Given information:
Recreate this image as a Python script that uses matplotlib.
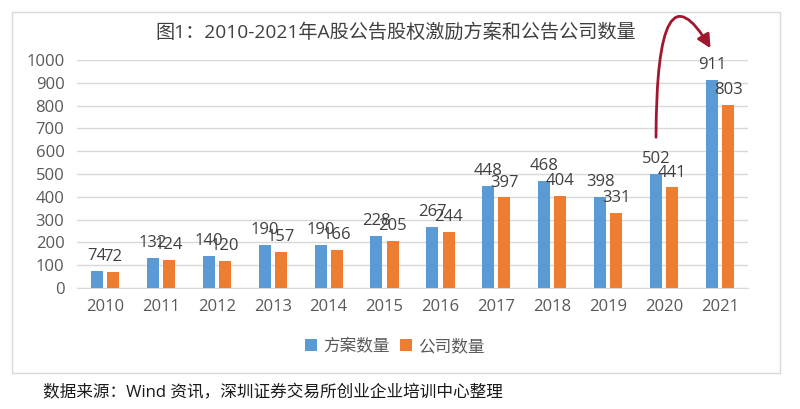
import numpy as np
import matplotlib.pyplot as plt
from matplotlib.patches import Rectangle

plt.rcParams['font.family'] = ['Open Sans', 'Noto Sans CJK SC', 'DejaVu Sans']

# 数据
years = ['2010', '2011', '2012', '2013', '2014', '2015',
         '2016', '2017', '2018', '2019', '2020', '2021']
plans = [74, 132, 140, 190, 190, 228, 267, 448, 468, 398, 502, 911]
companies = [72, 124, 120, 157, 166, 205, 244, 397, 404, 331, 441, 803]

blue = '#5B9BD5'
orange = '#ED7D31'

fig = plt.figure(figsize=(8, 4.09), dpi=100)
W, H = 800, 409

# 外框
fig.patches.append(Rectangle((12 / W, 1 - 373 / H), 768 / W, 361 / H,
                             transform=fig.transFigure, fill=False,
                             edgecolor='#D9D9D9', linewidth=1))

ax = fig.add_axes([77 / W, 1 - 288 / H, (748 - 77) / W, 228 / H])

x = np.arange(len(years))
bw = 0.215
off = 0.145
ax.bar(x - off, plans, bw, color=blue, label='方案数量', zorder=3)
ax.bar(x + off, companies, bw, color=orange, label='公司数量', zorder=3)

for i in range(len(years)):
    ax.annotate(str(plans[i]), (x[i] - off, plans[i]), xytext=(0, 5),
                textcoords='offset points', ha='center', va='bottom',
                fontsize=12, color='#404040', zorder=5)
    ax.annotate(str(companies[i]), (x[i] + off, companies[i]), xytext=(0, 5),
                textcoords='offset points', ha='center', va='bottom',
                fontsize=12, color='#404040', zorder=5)

ax.set_xlim(-0.5, len(years) - 0.5)
ax.set_ylim(0, 1000)
ax.set_yticks(range(0, 1001, 100))
ax.set_xticks(x)
ax.set_xticklabels(years)
ax.tick_params(length=0, labelsize=12, colors='#595959')
ax.tick_params(axis='y', pad=9)
ax.tick_params(axis='x', pad=8)
ax.grid(axis='y', color='#D9D9D9', linewidth=1, zorder=0)
for s in ['top', 'right', 'left']:
    ax.spines[s].set_visible(False)
ax.spines['bottom'].set_color('#D9D9D9')

# 弯曲箭头
ax.annotate('', xy=(x[11] - off, plans[11] + 130),
            xytext=(x[10] - off, plans[10] + 147),
            arrowprops=dict(arrowstyle='-|>,head_length=0.8,head_width=0.4',
                            color='#A0182E', lw=2,
                            connectionstyle='angle3,angleA=90,angleB=-60'),
            annotation_clip=False)

fig.text(396 / W, 1 - 33 / H, '图1：2010-2021年A股公告股权激励方案和公告公司数量',
         ha='center', va='center', fontsize=13.8, color='#404040')

fig.legend(loc='center', bbox_to_anchor=(395 / W, 1 - 347 / H), ncol=2,
           frameon=False, fontsize=12, handlelength=0.7, handleheight=0.7,
           handletextpad=0.4, columnspacing=0.6, labelcolor='#595959')

fig.text(43 / W, 1 - 393 / H, '数据来源：Wind 资讯，深圳证券交易所创业企业培训中心整理',
         ha='left', va='center', fontsize=12, color='#1A1A1A')

fig.savefig('out.png', dpi=100)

Exercise directions:
Restate the entire listing word for word, excluding pictures.

Written answer:
Recreate this image as a Python script that uses matplotlib.
import numpy as np
import matplotlib.pyplot as plt
from matplotlib.patches import Rectangle

plt.rcParams['font.family'] = ['Open Sans', 'Noto Sans CJK SC', 'DejaVu Sans']

# 数据
years = ['2010', '2011', '2012', '2013', '2014', '2015',
         '2016', '2017', '2018', '2019', '2020', '2021']
plans = [74, 132, 140, 190, 190, 228, 267, 448, 468, 398, 502, 911]
companies = [72, 124, 120, 157, 166, 205, 244, 397, 404, 331, 441, 803]

blue = '#5B9BD5'
orange = '#ED7D31'

fig = plt.figure(figsize=(8, 4.09), dpi=100)
W, H = 800, 409

# 外框
fig.patches.append(Rectangle((12 / W, 1 - 373 / H), 768 / W, 361 / H,
                             transform=fig.transFigure, fill=False,
                             edgecolor='#D9D9D9', linewidth=1))

ax = fig.add_axes([77 / W, 1 - 288 / H, (748 - 77) / W, 228 / H])

x = np.arange(len(years))
bw = 0.215
off = 0.145
ax.bar(x - off, plans, bw, color=blue, label='方案数量', zorder=3)
ax.bar(x + off, companies, bw, color=orange, label='公司数量', zorder=3)

for i in range(len(years)):
    ax.annotate(str(plans[i]), (x[i] - off, plans[i]), xytext=(0, 5),
                textcoords='offset points', ha='center', va='bottom',
                fontsize=12, color='#404040', zorder=5)
    ax.annotate(str(companies[i]), (x[i] + off, companies[i]), xytext=(0, 5),
                textcoords='offset points', ha='center', va='bottom',
                fontsize=12, color='#404040', zorder=5)

ax.set_xlim(-0.5, len(years) - 0.5)
ax.set_ylim(0, 1000)
ax.set_yticks(range(0, 1001, 100))
ax.set_xticks(x)
ax.set_xticklabels(years)
ax.tick_params(length=0, labelsize=12, colors='#595959')
ax.tick_params(axis='y', pad=9)
ax.tick_params(axis='x', pad=8)
ax.grid(axis='y', color='#D9D9D9', linewidth=1, zorder=0)
for s in ['top', 'right', 'left']:
    ax.spines[s].set_visible(False)
ax.spines['bottom'].set_color('#D9D9D9')

# 弯曲箭头
ax.annotate('', xy=(x[11] - off, plans[11] + 130),
            xytext=(x[10] - off, plans[10] + 147),
            arrowprops=dict(arrowstyle='-|>,head_length=0.8,head_width=0.4',
                            color='#A0182E', lw=2,
                            connectionstyle='angle3,angleA=90,angleB=-60'),
            annotation_clip=False)

fig.text(396 / W, 1 - 33 / H, '图1：2010-2021年A股公告股权激励方案和公告公司数量',
         ha='center', va='center', fontsize=13.8, color='#404040')

fig.legend(loc='center', bbox_to_anchor=(395 / W, 1 - 347 / H), ncol=2,
           frameon=False, fontsize=12, handlelength=0.7, handleheight=0.7,
           handletextpad=0.4, columnspacing=0.6, labelcolor='#595959')

fig.text(43 / W, 1 - 393 / H, '数据来源：Wind 资讯，深圳证券交易所创业企业培训中心整理',
         ha='left', va='center', fontsize=12, color='#1A1A1A')

fig.savefig('out.png', dpi=100)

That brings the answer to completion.